SUPPLIED INFORMATION:

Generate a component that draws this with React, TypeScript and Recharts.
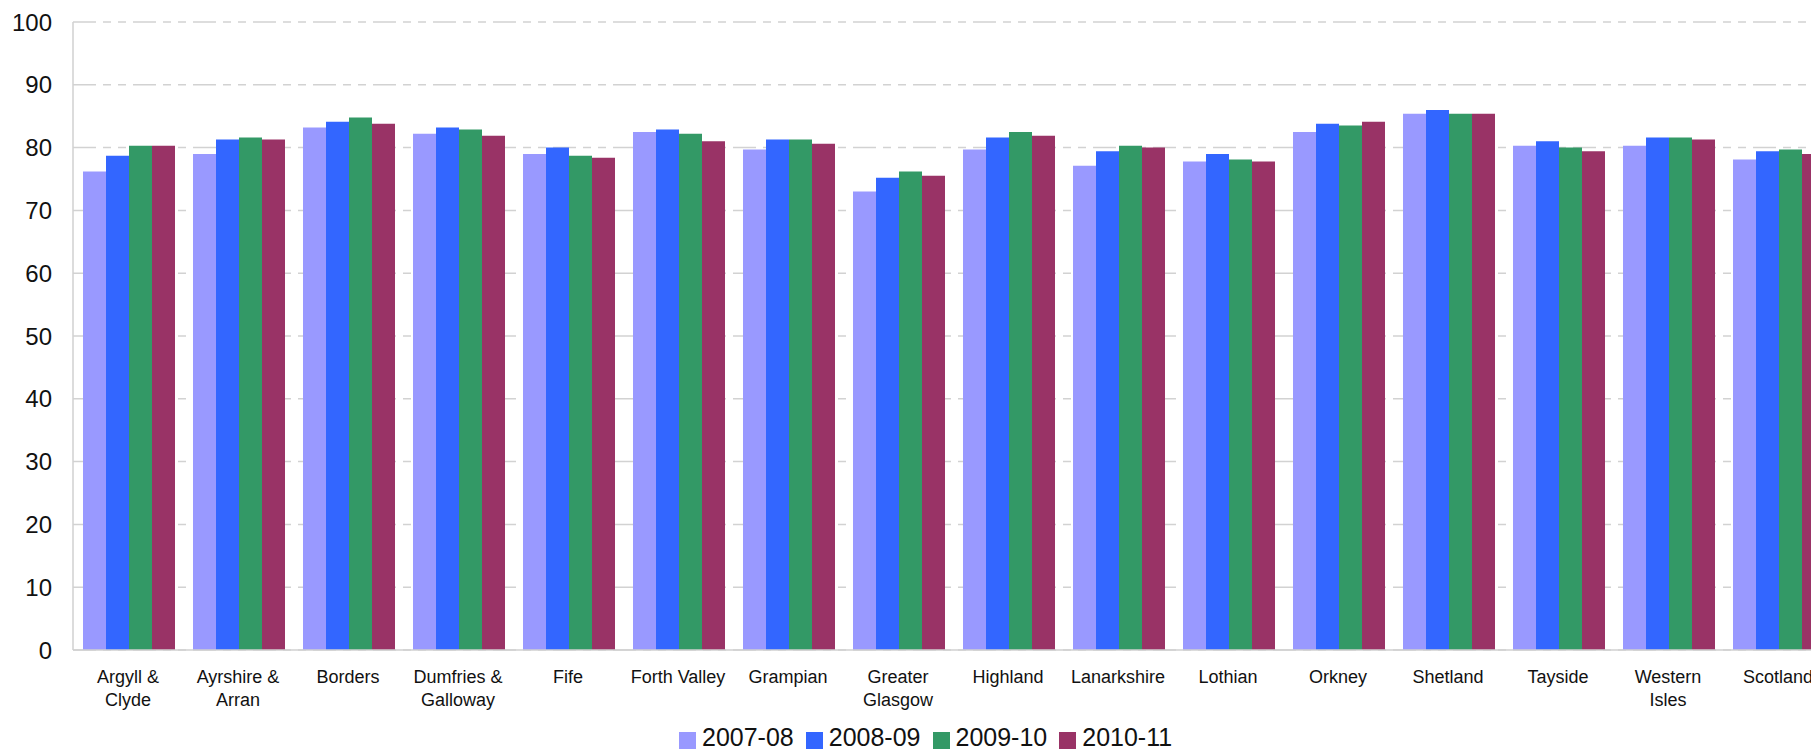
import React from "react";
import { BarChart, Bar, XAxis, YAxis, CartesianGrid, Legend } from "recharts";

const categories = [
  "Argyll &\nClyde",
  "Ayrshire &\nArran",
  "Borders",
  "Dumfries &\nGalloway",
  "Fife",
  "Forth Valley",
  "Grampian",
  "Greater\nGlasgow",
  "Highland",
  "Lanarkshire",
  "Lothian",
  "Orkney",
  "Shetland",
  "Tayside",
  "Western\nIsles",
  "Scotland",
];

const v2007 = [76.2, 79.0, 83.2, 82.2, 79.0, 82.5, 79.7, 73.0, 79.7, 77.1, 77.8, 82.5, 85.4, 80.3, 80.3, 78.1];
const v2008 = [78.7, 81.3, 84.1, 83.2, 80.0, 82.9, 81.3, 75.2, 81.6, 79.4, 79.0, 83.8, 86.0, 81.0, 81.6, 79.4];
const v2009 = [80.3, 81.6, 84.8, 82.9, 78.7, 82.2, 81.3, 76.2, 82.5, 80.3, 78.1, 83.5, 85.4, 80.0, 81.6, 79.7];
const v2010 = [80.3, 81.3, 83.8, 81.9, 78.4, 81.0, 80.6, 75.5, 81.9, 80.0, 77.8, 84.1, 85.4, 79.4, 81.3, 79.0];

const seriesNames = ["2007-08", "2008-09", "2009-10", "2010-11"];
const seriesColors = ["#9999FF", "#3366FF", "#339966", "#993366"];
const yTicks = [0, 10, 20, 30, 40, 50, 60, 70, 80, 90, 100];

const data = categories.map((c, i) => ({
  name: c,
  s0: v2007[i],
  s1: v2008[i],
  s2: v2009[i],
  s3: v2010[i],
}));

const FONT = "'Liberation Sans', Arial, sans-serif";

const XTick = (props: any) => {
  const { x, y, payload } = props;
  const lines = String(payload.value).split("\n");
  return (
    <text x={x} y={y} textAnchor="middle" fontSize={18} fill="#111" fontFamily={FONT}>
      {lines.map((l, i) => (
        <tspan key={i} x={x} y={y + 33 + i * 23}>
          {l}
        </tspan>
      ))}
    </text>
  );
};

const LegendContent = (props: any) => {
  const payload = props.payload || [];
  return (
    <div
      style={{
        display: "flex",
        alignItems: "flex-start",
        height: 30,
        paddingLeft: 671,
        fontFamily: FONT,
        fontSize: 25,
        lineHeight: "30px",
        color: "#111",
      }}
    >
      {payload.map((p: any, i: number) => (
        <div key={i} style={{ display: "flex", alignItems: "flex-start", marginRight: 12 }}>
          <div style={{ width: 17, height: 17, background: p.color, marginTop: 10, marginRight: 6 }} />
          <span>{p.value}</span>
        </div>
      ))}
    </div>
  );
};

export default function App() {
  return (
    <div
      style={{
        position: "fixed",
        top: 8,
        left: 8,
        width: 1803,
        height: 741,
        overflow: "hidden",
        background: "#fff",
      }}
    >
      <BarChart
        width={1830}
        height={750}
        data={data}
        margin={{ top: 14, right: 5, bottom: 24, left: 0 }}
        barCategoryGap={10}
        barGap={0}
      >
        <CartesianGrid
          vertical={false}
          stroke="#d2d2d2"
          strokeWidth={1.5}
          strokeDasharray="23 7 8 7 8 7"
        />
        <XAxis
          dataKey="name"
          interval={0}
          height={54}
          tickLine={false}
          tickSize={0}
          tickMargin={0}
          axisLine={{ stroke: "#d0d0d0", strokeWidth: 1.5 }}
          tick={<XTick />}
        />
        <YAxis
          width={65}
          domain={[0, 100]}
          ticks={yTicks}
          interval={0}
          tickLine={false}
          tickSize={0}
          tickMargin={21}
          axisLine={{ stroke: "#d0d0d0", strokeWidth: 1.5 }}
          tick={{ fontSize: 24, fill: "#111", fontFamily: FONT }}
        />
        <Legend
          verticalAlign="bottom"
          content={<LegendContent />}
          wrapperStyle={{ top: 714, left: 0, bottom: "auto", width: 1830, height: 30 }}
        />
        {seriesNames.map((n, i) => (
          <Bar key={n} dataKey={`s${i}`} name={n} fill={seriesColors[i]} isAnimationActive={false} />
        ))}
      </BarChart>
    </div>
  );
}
==
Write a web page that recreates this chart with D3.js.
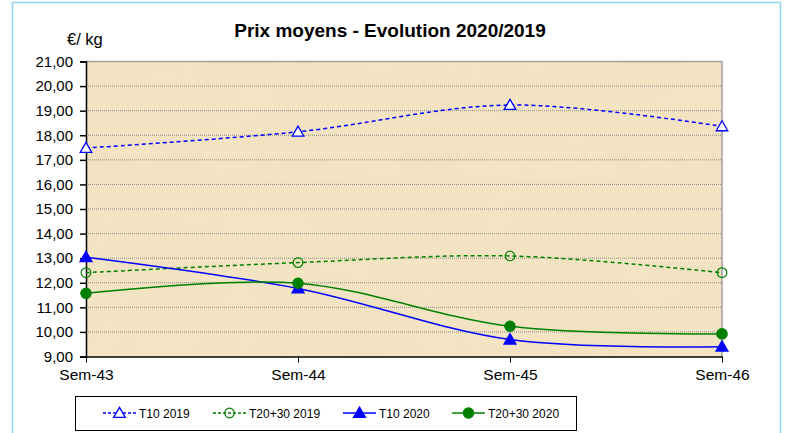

EXERCISE REQUIREMENTS: Above are records with pictures. Reproduce exactly only the lines from the line with "Generate a component" through the line with "YAxis, CartesianGrid, Legend", both ends included, and leave the pictures out.

SOLUTION FOR THIS EXERCISE:
Generate a component that draws this with React, TypeScript and Recharts.
import React from "react";
import { BarChart, Bar, XAxis, YAxis, CartesianGrid, Legend } from "recharts";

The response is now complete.